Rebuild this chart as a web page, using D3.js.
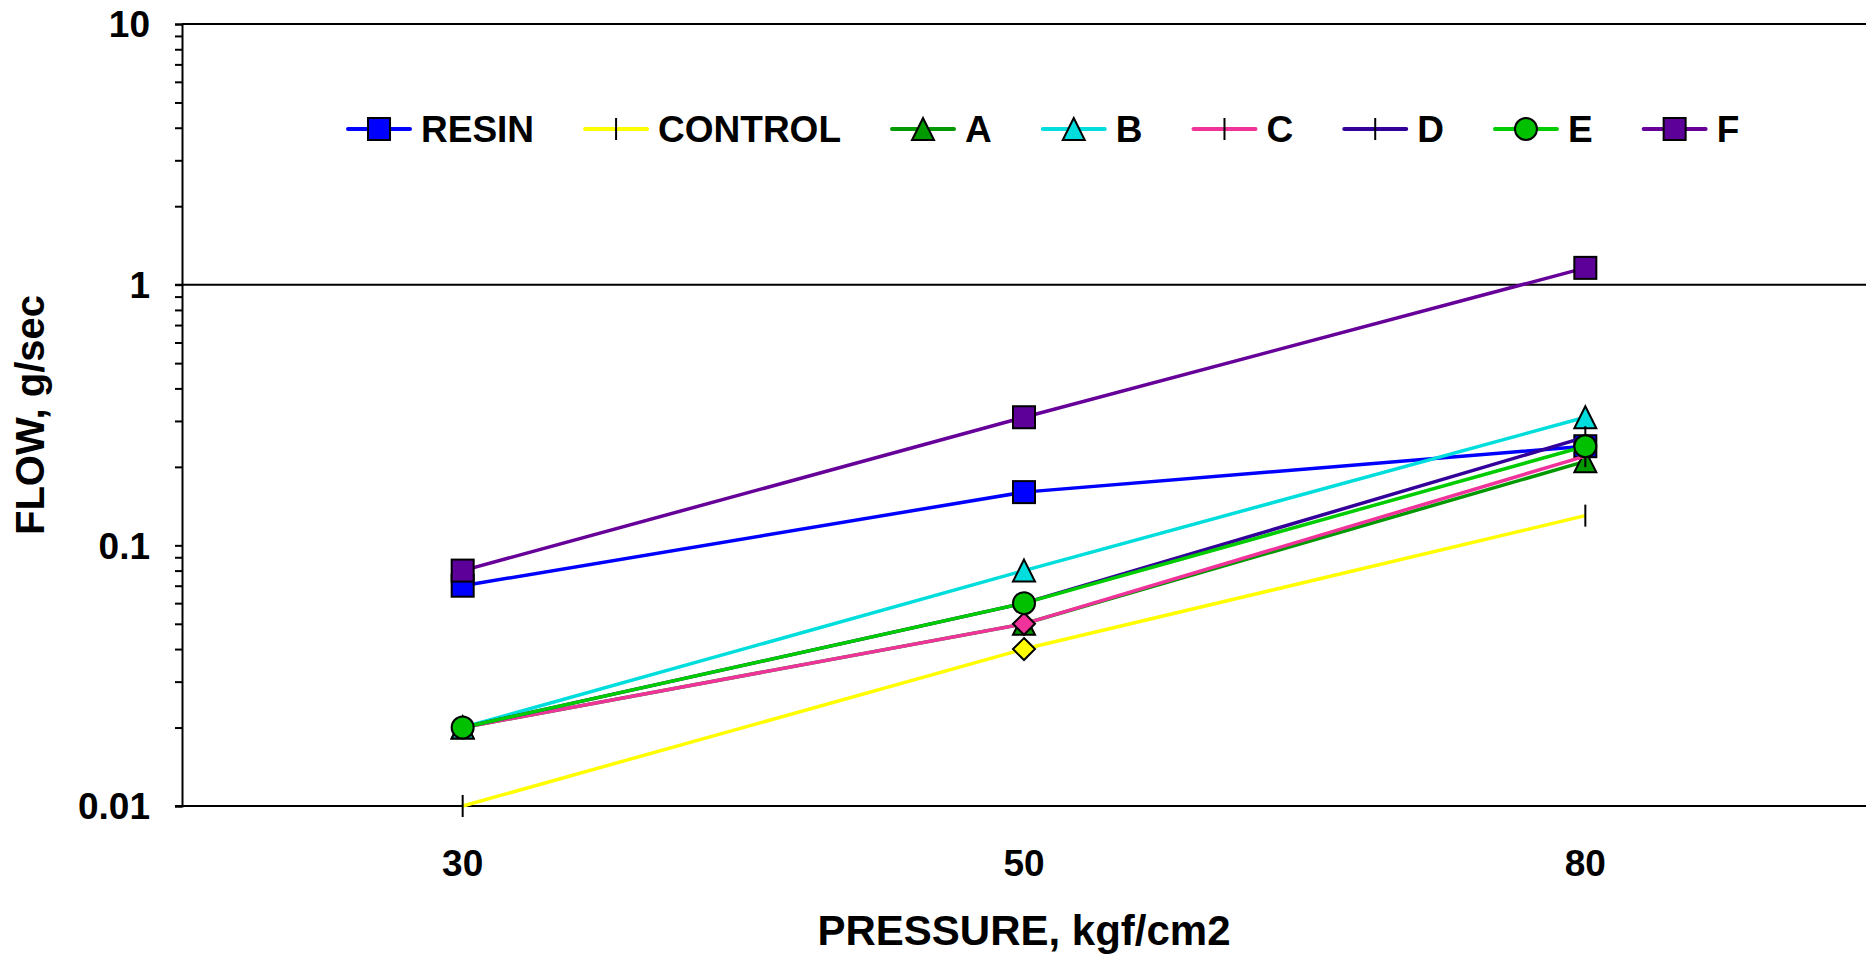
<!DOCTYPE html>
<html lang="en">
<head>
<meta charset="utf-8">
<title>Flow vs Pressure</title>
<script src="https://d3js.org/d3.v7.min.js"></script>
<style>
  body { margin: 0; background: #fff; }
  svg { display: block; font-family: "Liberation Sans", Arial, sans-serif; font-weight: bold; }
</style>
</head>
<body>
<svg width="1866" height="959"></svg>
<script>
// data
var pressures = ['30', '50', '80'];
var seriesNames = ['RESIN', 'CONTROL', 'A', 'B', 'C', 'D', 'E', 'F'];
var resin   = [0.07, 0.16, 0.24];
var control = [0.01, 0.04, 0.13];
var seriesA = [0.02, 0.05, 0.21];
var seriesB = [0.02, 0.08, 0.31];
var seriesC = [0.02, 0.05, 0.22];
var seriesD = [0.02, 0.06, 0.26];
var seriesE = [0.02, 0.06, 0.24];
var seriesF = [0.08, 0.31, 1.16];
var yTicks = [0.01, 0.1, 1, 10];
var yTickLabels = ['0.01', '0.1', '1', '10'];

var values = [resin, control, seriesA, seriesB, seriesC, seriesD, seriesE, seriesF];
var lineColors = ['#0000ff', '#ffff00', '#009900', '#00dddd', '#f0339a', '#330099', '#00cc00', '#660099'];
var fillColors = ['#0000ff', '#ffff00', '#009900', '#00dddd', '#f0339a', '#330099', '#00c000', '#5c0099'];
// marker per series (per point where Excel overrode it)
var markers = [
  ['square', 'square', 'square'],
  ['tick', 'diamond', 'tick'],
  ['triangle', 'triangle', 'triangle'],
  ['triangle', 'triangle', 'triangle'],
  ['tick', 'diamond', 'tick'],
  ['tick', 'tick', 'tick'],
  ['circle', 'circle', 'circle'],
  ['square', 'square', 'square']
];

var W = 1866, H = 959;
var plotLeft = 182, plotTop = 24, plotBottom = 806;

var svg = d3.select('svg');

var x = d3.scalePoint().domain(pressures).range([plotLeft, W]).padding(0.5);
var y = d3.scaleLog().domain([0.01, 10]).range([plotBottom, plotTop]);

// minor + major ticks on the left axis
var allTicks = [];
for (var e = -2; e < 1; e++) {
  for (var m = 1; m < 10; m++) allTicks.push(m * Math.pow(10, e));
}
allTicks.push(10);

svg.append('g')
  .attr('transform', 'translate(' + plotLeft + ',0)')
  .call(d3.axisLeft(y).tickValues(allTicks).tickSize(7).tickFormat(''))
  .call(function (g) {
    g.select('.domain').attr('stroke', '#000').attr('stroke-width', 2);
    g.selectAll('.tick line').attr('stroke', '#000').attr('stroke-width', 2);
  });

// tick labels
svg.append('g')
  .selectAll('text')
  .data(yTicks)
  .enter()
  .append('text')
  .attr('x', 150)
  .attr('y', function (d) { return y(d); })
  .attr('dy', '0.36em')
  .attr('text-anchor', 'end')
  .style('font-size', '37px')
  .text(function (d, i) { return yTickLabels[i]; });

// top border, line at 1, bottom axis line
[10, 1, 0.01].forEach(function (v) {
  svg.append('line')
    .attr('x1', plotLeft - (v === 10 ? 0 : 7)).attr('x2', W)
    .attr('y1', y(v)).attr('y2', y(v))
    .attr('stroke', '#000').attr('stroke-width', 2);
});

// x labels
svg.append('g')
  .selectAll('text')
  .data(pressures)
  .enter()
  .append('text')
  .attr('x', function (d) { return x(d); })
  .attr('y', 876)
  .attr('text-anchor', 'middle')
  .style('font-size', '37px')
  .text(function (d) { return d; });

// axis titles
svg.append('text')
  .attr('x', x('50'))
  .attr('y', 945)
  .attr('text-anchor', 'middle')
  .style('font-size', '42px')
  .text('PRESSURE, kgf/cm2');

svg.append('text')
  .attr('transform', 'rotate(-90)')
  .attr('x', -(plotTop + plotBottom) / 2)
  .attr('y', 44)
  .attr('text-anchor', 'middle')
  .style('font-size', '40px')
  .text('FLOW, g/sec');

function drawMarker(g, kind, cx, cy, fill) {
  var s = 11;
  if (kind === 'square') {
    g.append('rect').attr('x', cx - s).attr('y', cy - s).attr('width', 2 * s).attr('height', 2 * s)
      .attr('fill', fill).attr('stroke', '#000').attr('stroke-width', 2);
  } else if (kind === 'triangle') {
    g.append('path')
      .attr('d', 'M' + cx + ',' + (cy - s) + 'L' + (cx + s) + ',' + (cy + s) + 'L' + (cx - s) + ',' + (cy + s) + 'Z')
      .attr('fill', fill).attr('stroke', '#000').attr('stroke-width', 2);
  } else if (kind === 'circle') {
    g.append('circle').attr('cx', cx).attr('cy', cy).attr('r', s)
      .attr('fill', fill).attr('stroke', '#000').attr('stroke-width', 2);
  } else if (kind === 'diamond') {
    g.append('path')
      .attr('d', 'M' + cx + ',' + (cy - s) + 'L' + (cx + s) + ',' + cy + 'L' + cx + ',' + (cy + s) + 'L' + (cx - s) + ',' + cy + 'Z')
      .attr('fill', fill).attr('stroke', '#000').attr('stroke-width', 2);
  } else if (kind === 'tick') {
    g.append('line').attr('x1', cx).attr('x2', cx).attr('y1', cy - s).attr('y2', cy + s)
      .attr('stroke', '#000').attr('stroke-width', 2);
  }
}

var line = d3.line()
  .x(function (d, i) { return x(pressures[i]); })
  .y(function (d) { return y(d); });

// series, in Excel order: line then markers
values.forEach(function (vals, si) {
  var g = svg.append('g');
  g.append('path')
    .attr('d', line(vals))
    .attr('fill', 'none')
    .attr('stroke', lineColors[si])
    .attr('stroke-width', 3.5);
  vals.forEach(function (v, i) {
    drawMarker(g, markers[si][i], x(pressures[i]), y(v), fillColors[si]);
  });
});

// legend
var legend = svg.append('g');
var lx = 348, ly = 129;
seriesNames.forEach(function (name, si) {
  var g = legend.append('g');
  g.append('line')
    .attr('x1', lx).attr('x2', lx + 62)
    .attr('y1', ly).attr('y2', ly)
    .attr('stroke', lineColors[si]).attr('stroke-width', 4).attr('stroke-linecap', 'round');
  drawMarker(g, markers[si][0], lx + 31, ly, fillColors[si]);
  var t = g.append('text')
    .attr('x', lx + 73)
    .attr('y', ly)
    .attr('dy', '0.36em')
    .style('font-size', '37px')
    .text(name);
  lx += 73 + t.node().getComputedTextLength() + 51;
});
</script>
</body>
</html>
------------------------------------------------
Task objective:
All the lines above are to be given again exactly as they read, with the pictures removed.

Solution to this problem:
Rebuild this chart as a web page, using D3.js.
<!DOCTYPE html>
<html lang="en">
<head>
<meta charset="utf-8">
<title>Flow vs Pressure</title>
<script src="https://d3js.org/d3.v7.min.js"></script>
<style>
  body { margin: 0; background: #fff; }
  svg { display: block; font-family: "Liberation Sans", Arial, sans-serif; font-weight: bold; }
</style>
</head>
<body>
<svg width="1866" height="959"></svg>
<script>
// data
var pressures = ['30', '50', '80'];
var seriesNames = ['RESIN', 'CONTROL', 'A', 'B', 'C', 'D', 'E', 'F'];
var resin   = [0.07, 0.16, 0.24];
var control = [0.01, 0.04, 0.13];
var seriesA = [0.02, 0.05, 0.21];
var seriesB = [0.02, 0.08, 0.31];
var seriesC = [0.02, 0.05, 0.22];
var seriesD = [0.02, 0.06, 0.26];
var seriesE = [0.02, 0.06, 0.24];
var seriesF = [0.08, 0.31, 1.16];
var yTicks = [0.01, 0.1, 1, 10];
var yTickLabels = ['0.01', '0.1', '1', '10'];

var values = [resin, control, seriesA, seriesB, seriesC, seriesD, seriesE, seriesF];
var lineColors = ['#0000ff', '#ffff00', '#009900', '#00dddd', '#f0339a', '#330099', '#00cc00', '#660099'];
var fillColors = ['#0000ff', '#ffff00', '#009900', '#00dddd', '#f0339a', '#330099', '#00c000', '#5c0099'];
// marker per series (per point where Excel overrode it)
var markers = [
  ['square', 'square', 'square'],
  ['tick', 'diamond', 'tick'],
  ['triangle', 'triangle', 'triangle'],
  ['triangle', 'triangle', 'triangle'],
  ['tick', 'diamond', 'tick'],
  ['tick', 'tick', 'tick'],
  ['circle', 'circle', 'circle'],
  ['square', 'square', 'square']
];

var W = 1866, H = 959;
var plotLeft = 182, plotTop = 24, plotBottom = 806;

var svg = d3.select('svg');

var x = d3.scalePoint().domain(pressures).range([plotLeft, W]).padding(0.5);
var y = d3.scaleLog().domain([0.01, 10]).range([plotBottom, plotTop]);

// minor + major ticks on the left axis
var allTicks = [];
for (var e = -2; e < 1; e++) {
  for (var m = 1; m < 10; m++) allTicks.push(m * Math.pow(10, e));
}
allTicks.push(10);

svg.append('g')
  .attr('transform', 'translate(' + plotLeft + ',0)')
  .call(d3.axisLeft(y).tickValues(allTicks).tickSize(7).tickFormat(''))
  .call(function (g) {
    g.select('.domain').attr('stroke', '#000').attr('stroke-width', 2);
    g.selectAll('.tick line').attr('stroke', '#000').attr('stroke-width', 2);
  });

// tick labels
svg.append('g')
  .selectAll('text')
  .data(yTicks)
  .enter()
  .append('text')
  .attr('x', 150)
  .attr('y', function (d) { return y(d); })
  .attr('dy', '0.36em')
  .attr('text-anchor', 'end')
  .style('font-size', '37px')
  .text(function (d, i) { return yTickLabels[i]; });

// top border, line at 1, bottom axis line
[10, 1, 0.01].forEach(function (v) {
  svg.append('line')
    .attr('x1', plotLeft - (v === 10 ? 0 : 7)).attr('x2', W)
    .attr('y1', y(v)).attr('y2', y(v))
    .attr('stroke', '#000').attr('stroke-width', 2);
});

// x labels
svg.append('g')
  .selectAll('text')
  .data(pressures)
  .enter()
  .append('text')
  .attr('x', function (d) { return x(d); })
  .attr('y', 876)
  .attr('text-anchor', 'middle')
  .style('font-size', '37px')
  .text(function (d) { return d; });

// axis titles
svg.append('text')
  .attr('x', x('50'))
  .attr('y', 945)
  .attr('text-anchor', 'middle')
  .style('font-size', '42px')
  .text('PRESSURE, kgf/cm2');

svg.append('text')
  .attr('transform', 'rotate(-90)')
  .attr('x', -(plotTop + plotBottom) / 2)
  .attr('y', 44)
  .attr('text-anchor', 'middle')
  .style('font-size', '40px')
  .text('FLOW, g/sec');

function drawMarker(g, kind, cx, cy, fill) {
  var s = 11;
  if (kind === 'square') {
    g.append('rect').attr('x', cx - s).attr('y', cy - s).attr('width', 2 * s).attr('height', 2 * s)
      .attr('fill', fill).attr('stroke', '#000').attr('stroke-width', 2);
  } else if (kind === 'triangle') {
    g.append('path')
      .attr('d', 'M' + cx + ',' + (cy - s) + 'L' + (cx + s) + ',' + (cy + s) + 'L' + (cx - s) + ',' + (cy + s) + 'Z')
      .attr('fill', fill).attr('stroke', '#000').attr('stroke-width', 2);
  } else if (kind === 'circle') {
    g.append('circle').attr('cx', cx).attr('cy', cy).attr('r', s)
      .attr('fill', fill).attr('stroke', '#000').attr('stroke-width', 2);
  } else if (kind === 'diamond') {
    g.append('path')
      .attr('d', 'M' + cx + ',' + (cy - s) + 'L' + (cx + s) + ',' + cy + 'L' + cx + ',' + (cy + s) + 'L' + (cx - s) + ',' + cy + 'Z')
      .attr('fill', fill).attr('stroke', '#000').attr('stroke-width', 2);
  } else if (kind === 'tick') {
    g.append('line').attr('x1', cx).attr('x2', cx).attr('y1', cy - s).attr('y2', cy + s)
      .attr('stroke', '#000').attr('stroke-width', 2);
  }
}

var line = d3.line()
  .x(function (d, i) { return x(pressures[i]); })
  .y(function (d) { return y(d); });

// series, in Excel order: line then markers
values.forEach(function (vals, si) {
  var g = svg.append('g');
  g.append('path')
    .attr('d', line(vals))
    .attr('fill', 'none')
    .attr('stroke', lineColors[si])
    .attr('stroke-width', 3.5);
  vals.forEach(function (v, i) {
    drawMarker(g, markers[si][i], x(pressures[i]), y(v), fillColors[si]);
  });
});

// legend
var legend = svg.append('g');
var lx = 348, ly = 129;
seriesNames.forEach(function (name, si) {
  var g = legend.append('g');
  g.append('line')
    .attr('x1', lx).attr('x2', lx + 62)
    .attr('y1', ly).attr('y2', ly)
    .attr('stroke', lineColors[si]).attr('stroke-width', 4).attr('stroke-linecap', 'round');
  drawMarker(g, markers[si][0], lx + 31, ly, fillColors[si]);
  var t = g.append('text')
    .attr('x', lx + 73)
    .attr('y', ly)
    .attr('dy', '0.36em')
    .style('font-size', '37px')
    .text(name);
  lx += 73 + t.node().getComputedTextLength() + 51;
});
</script>
</body>
</html>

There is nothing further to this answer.